Five (5) Things. OSCAR NITE

  1. John Travola Lego hair.
  2. Michelle Obama, what a smasher.
  3. Very proud of English ladies winning prizes for costume design and makeup and barely bothering to dress up at all. Makeup and hair ladies looked like they had got their outfits and hairdos at Debenhams.
  4. See Jack Nicholson, start laughing immediately.
  5. Sets, out of the 70s, designed by Siegfried and Roy, j'en suis convaincu.
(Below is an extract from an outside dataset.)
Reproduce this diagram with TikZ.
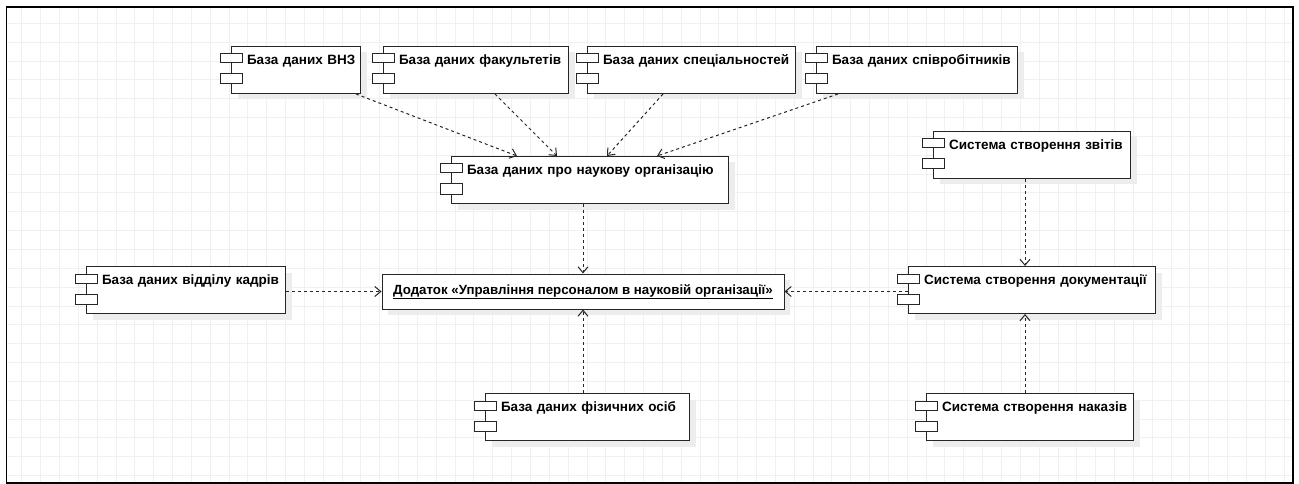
\documentclass[tikz,border=0pt]{standalone}
\usepackage{fontspec}
\setmainfont{Liberation Sans}
\usetikzlibrary{arrows.meta,shadows}

\begin{document}
\begin{tikzpicture}[x=1pt, y=1pt,
    comp/.style={draw=black!85, line width=1pt, fill=white, anchor=north west, minimum height=47, text width=#1, inner xsep=0, inner ysep=5, text height=13, text depth=24, align=left, execute at begin node={\hspace*{15.5pt}}, font=\fontsize{13.5}{15}\selectfont\bfseries, drop shadow={shadow xshift=6pt, shadow yshift=-6pt, fill=black!7, opacity=1}},
    app/.style={draw=black!85, line width=1pt, fill=white, minimum width=402, minimum height=35, inner sep=0, font=\fontsize{13.3}{15}\selectfont\bfseries, drop shadow={shadow xshift=6pt, shadow yshift=-6pt, fill=black!7, opacity=1}},
    icon/.style={draw=black!85, line width=1pt, fill=white},
    dep/.style={draw=black!85, line width=1pt, dash pattern=on 3pt off 3pt, -{Straight Barb[length=6pt, width=10pt]}},
    gridline/.style={draw=black!6, line width=0.8pt}]
    \useasboundingbox (0,0) rectangle (1299,-484);

    % background grid and frame
    \foreach \x in {21.7,40.54,...,1290} \draw[gridline] (\x,-7) -- (\x,-483);
    \foreach \y in {23.3,42.14,...,480} \draw[gridline] (7,-\y) -- (1293,-\y);
    \draw[line width=1.6pt] (6.5,-7) rectangle (1293,-483);

    \node[comp=129] at (231,-46) (vnz) {База даних ВНЗ};
    \node[comp=185] at (383,-46) (fak) {База даних факультетів};
    \node[comp=208] at (587,-46) (spec) {База даних спеціальностей};
    \node[comp=201] at (816,-46) (spivr) {База даних співробітників};
    \node[comp=277] at (451,-156) (nauk) {База даних про наукову організацію};
    \node[comp=197] at (933,-131) (zvit) {Система створення звітів};
    \node[comp=199] at (86,-266) (kadr) {База даних відділу кадрів};
    \node[comp=247] at (908,-266) (dokum) {Система створення документації};
    \node[comp=204] at (485,-393) (fiz) {База даних фізичних осіб};
    \node[comp=207] at (926,-393) (nakaz) {Система створення наказів};
    \node[app] at (583,-291.5) (app) {\underline{Додаток «Управління персоналом в науковій організації»}};

    % component icons
    \foreach \n in {vnz,fak,spec,spivr,nauk,zvit,kadr,dokum,fiz,nakaz} {
        \draw[icon] ([xshift=-11pt, yshift=-8pt]\n.north west) rectangle ++(22,-9);
        \draw[icon] ([xshift=-11pt, yshift=-28pt]\n.north west) rectangle ++(22,-10);
    }

    \draw[dep] ([xshift=-5pt]vnz.south east) -- ([xshift=66pt]nauk.north west);
    \draw[dep] ([xshift=112pt]fak.south west) -- ([xshift=106pt]nauk.north west);
    \draw[dep] ([xshift=76pt]spec.south west) -- ([xshift=156pt]nauk.north west);
    \draw[dep] ([xshift=22pt]spivr.south west) -- ([xshift=206pt]nauk.north west);
    \draw[dep] ([xshift=132pt]nauk.south west) -- (app.north);
    \draw[dep] (kadr.east |- app.west) -- (app.west);
    \draw[dep] (dokum.west |- app.east) -- (app.east);
    \draw[dep] ([xshift=98pt]fiz.north west) -- (app.south);
    \draw[dep] ([xshift=92pt]zvit.south west) -- ([xshift=117pt]dokum.north west);
    \draw[dep] ([xshift=99pt]nakaz.north west) -- ([xshift=117pt]dokum.south west);
\end{tikzpicture}
\end{document}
Thursday, February 21, 2013

Five (5) Things, Thursday 21 February


  1. Americans who clap themselves. Why?
  2. Extreme Home Makeover. Mawkish drivel run by a man with hair product. In it, people run and clap at the same time and everyone does high-fives. I hate it, and yet it makes me cry. Sometimes the people go 'WOOOOO' and every 12th word is 'community'. Then everyone hugs each other.
  3. Accidental biscuits. The last box of Dorset Cereals Muesli in the Four Brothers shop of a type I cannot remember, but it was not eat-able as a cereal because it was 80% nuts and dried fruits inc. dates. I made Australian biscuit things out them off their website but: olive oil instead of butter, 2/3 of the sugar, maple syrup instead of treacle, chopped up crystallised ginger, self raising flour instead of plain flour and fuck me if they weren't delicious.  The odd thing is that despite their pretty packaging and claims to be 'green' (yawn) etc etc I am not really that interested in Dorset Cereals and I am not any more likely to buy their product again (the porridge in a pouch stuff is vile) but this time it was good. 
  4. If Cadbury dropped a bubbly bar on my head attached to a parachute, however, I'd snap it up.
  5. I just don't understand why I haven't got a dog. It doesn't make any sense. 
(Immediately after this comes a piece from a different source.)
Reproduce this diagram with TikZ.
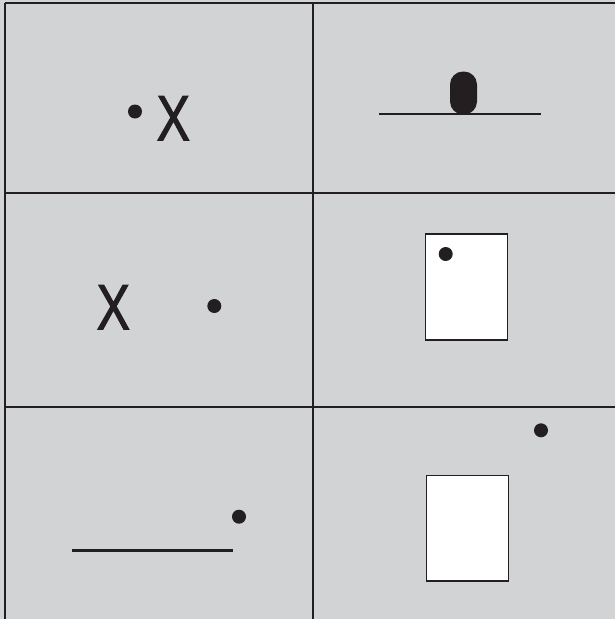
\documentclass[tikz,border=0pt]{standalone}
\usepackage{fontspec}
\setmainfont{Liberation Sans}
\newfontfamily\xfont[FakeBold=1.8]{Liberation Sans}
\definecolor{bg}{RGB}{210,211,213}
\definecolor{ink}{RGB}{35,31,32}
\begin{document}
\begin{tikzpicture}[x=1pt,y=-1pt,
  gridline/.style={draw=ink,line width=2pt},
  dotmark/.style={circle,fill=ink,inner sep=0pt,minimum size=14pt},
  xmark/.style={inner sep=0pt,text=ink,font=\xfont\fontsize{64}{64}\selectfont},
  paper/.style={draw=ink,fill=white,line width=1.3pt},
  bar/.style={draw=ink,line width=2.2pt}]
\fill[bg] (0,0) rectangle (615,619);
\useasboundingbox (0,0) rectangle (615,619);
% grid
\coordinate (tl) at (4.5,3);
\coordinate (tr) at (615,3);
\coordinate (bl) at (4.5,619);
\coordinate (vt) at (312.7,3);
\coordinate (vb) at (312.7,619);
\coordinate (h1l) at (4.5,193);
\coordinate (h1r) at (615,193);
\coordinate (h2l) at (4.5,407);
\coordinate (h2r) at (615,407);
\draw[gridline] (tl) -- (tr);
\draw[gridline] (tl) -- (bl);
\draw[gridline] (vt) -- (vb);
\draw[gridline] (h1l) -- (h1r);
\draw[gridline] (h2l) -- (h2r);
% cell 1
\node[dotmark] (d1) at (135,111.5) {};
\node[xmark] (x1) at (173.3,118.3) {\scalebox{0.78}[1]{X}};
% cell 2
\coordinate (l2a) at (379,114);
\coordinate (l2b) at (541,114);
\draw[bar] (l2a) -- (l2b);
\node[fill=ink,rounded corners=13pt,minimum width=27pt,minimum height=43pt,inner sep=0pt] (cap) at (463.5,93) {};
% cell 3
\node[xmark] (x3) at (113.3,307.3) {\scalebox{0.78}[1]{X}};
\node[dotmark] (d3) at (214.3,306) {};
% cell 4
\node[paper,minimum width=82pt,minimum height=106pt,inner sep=0pt] (p4) at (466.7,287) {};
\node[dotmark] (d4) at (445.7,254) {};
% cell 5
\coordinate (l5a) at (71.7,550.5);
\coordinate (l5b) at (232.7,550.5);
\draw[bar] (l5a) -- (l5b);
\node[dotmark] (d5) at (239,516.7) {};
% cell 6
\node[dotmark] (d6) at (541,430.3) {};
\node[paper,minimum width=81.6pt,minimum height=105.3pt,inner sep=0pt] (p6) at (467.5,528.3) {};
\end{tikzpicture}
\end{document}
Wednesday, February 20, 2013

Five (5) Things. Wednesday 20 February


  1. Am extravagantly rude to downstairs neighbour, who I dislike. Spend some time wondering if I regret it (sinking to his level, future relationship, wall we both need to pay for, etc), and realise, no, I do not regret it one jot, for he is a cock and the broken wall is bigger than the both of us.
  2. Wash Parka. Parka comes out of tumbler-dryer (as I wish it were called) and the zip has fallen off, plus the hoodhair (raccoon I think - washing rat, as it is known in French Canada) has gone stiff round the edge. It is no good to me anymore, but it is too late in the winter to justify another one, so I am going around in an old one that is tight looking like a fat centipede with all his legs tucked in (apart from the 2 back ones he is walking on).
  3. Conversation with a man who does not blink for 43 minutes. Can't work out why he is so strange, then realise he has an MBA. 
  4. Wonder out loud when House of Throne Cards is on.
  5. Tell someone I have been to 'the Two Brothers supermarket'. It is actually called the 'Four Brothers Supermarket'. 
  6. Read a lot about British supermarkets. Feel like I am there. Talk a lot about Britain with some Canadians (for my job) and then think about it a lot for the rest of the day, i.e. do we want to live there or not. Sometimes I feel like this, then I think about how it's nearly Spring in the England now, and in the Canada there is still snowstorms and even when it melts, the papers and telly will still be rubbish.